Hi Nandor,
Thanks a lot for this. What you have said makes logical sense but I am new
to Avro so I am just trying to figure out how the schema definition would
like for the following messages
{"hello1":{"foo": 5}}
{"hello2":{"bar": 10}}
I have tried the following schema definition to parse the above messages
but it didnt quite work so I am wondering how the schema should look like?
{
"type" : "record",
"name" : "data",
"namespace" : "example",
"fields" : [
{"type":"record","name":"hello1","fields":[{"name":"foo",
"type":"int","default":1}]},
{"type":"record","name":"hello2","fields":[{"name":"bar",
"type":"int","default":1}]}
]
}
On Tue, Jan 9, 2018 at 3:22 AM, Nandor Kollar <[email protected]> wrote:
> I think the problem is: you created a union of records, but the Avro
> doesn't know if it is a hello1 record instance, or a hello2 record
> instance. In this case the you should encode the data like this:
> {"hello1":{"foo": 5}}
> {"hello2":{"bar": 10}}
> Here <https://avro.apache.org/docs/1.8.1/spec.html#json_encoding> is the
> relevant part of the specification.
>
> Nandor
>
> On Tue, Jan 9, 2018 at 12:06 PM, kant kodali <[email protected]> wrote:
>
>> Sorry I had a typo I am correcting it here
>>
>> Hi All,
>>
>> I have avro messages in a Kafka topic and the requirement is that I
>> should be able to parse messages that can either have schema1 or schema2. I
>> was thinking to create a union of two records but I am not sure if I am
>> doing it right and I am obviously running into various exceptions like
>> ArrayOutOfBoundsException and so on.
>>
>> so I am going to simplify my problem here. Imagine I have the following
>> as an Example
>>
>> *schema1: *
>>
>> {“type”:“record”,“name”:“hello1”,“fields”:[{“name”:“foo”,“type
>> ”:“int”,“default”:1}]}
>>
>>
>> *schema2: *
>>
>> {“type”:“record”,“name”:“hello2”,“fields”:[{“name”:“bar”,“type
>> ”:“int”,“default”:1}]}
>>
>>
>> and if I do Schema.CreateUnion(Arrays.asList(schema1, schema2)) I get
>> the following
>>
>> *unionSchema:*
>>
>> [{“type”:“record”,“name”:“hello1”,“fields”:[{“name”:“foo”,“type
>> ”:“int”,“default”:1}]},{“type”:“record”,“name”:“hello2”,“
>> fields”:[{“name”:“bar”,“type”:“int”,“default”:1}]}]
>>
>>
>>
>> Now say my messages inside kafka topic will be something like this
>>
>> *message1:*
>>
>> {"foo": 5}
>>
>> *message2: *
>>
>> {"bar": 10}
>>
>>
>> and if I use unionSchema I am unable to parse it! and I am not sure why?

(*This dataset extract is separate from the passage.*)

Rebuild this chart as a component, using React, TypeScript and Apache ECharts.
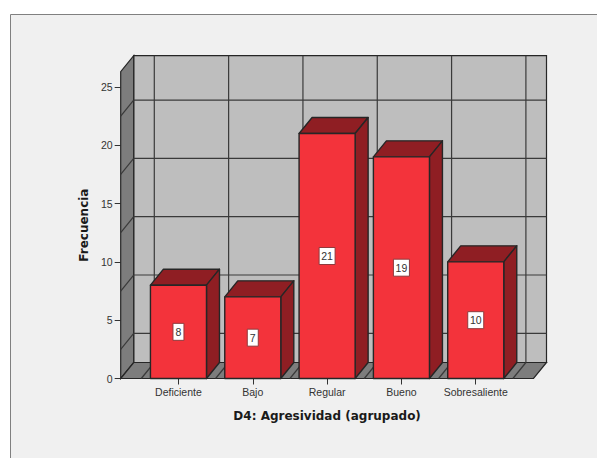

>> I can't find any resources on how to do this online. any suggestions will
>> be great.
>>
>> Thanks!
>>
>> On Tue, Jan 9, 2018 at 3:04 AM, kant kodali <[email protected]> wrote:
>>
>>> Hi All,
>>>
>>> I have avro messages in a Kafka topic and the requirement is that I
>>> should be able to parse messages that can either have schema1 or schema2. I
>>> was thinking to create a union of two records but I am not sure if I am
>>> doing it right and I am obviously running into various exceptions like
>>> ArrayOutOfBoundsException and so on.
>>>
>>> so I am going to simplify my problem here. Imagine I have the following
>>> as an Example
>>>
>>> *schema1: *
>>>
>>> {“type”:“record”,“name”:“hello1”,“fields”:[{“name”:“foo”,“type
>>> ”:“int”,“default”:1}]}
>>>
>>>
>>> *schema2: *
>>>
>>> {“type”:“record”,“name”:“hello2”,“fields”:[{“name”:“bar”,“type
>>> ”:“int”,“default”:1}]}
>>>
>>>
>>> and if I do Schema.CreateUnion(Arrays.asList(schema1, schema2)) I get
>>> the following
>>>
>>> *unionSchema:*
>>>
>>> [{“type”:“record”,“name”:“a”,“fields”:[{“name”:“one”,“type”:
>>> “int”,“default”:1}]},{“type”:“record”,“name”:“b”,“fields”:[{
>>> “name”:“one”,“type”:“int”,“default”:1}]}]
>>>
>>>
>>>
>>> Now say my messages inside kafka topic will be something like this
>>>
>>> *message1:*
>>>
>>> {"foo": 5}
>>>
>>> *message2: *
>>>
>>> {"bar": 10}
>>>
>>>
>>> and if I use unionSchema I am unable to parse it! and I am not sure why?
>>> I can't find any resources on how to do this online. any suggestions will
>>> be great.
>>>
>>> Thanks!
>>>
>>>
>>>
>>>
>>>
>>>
>>
>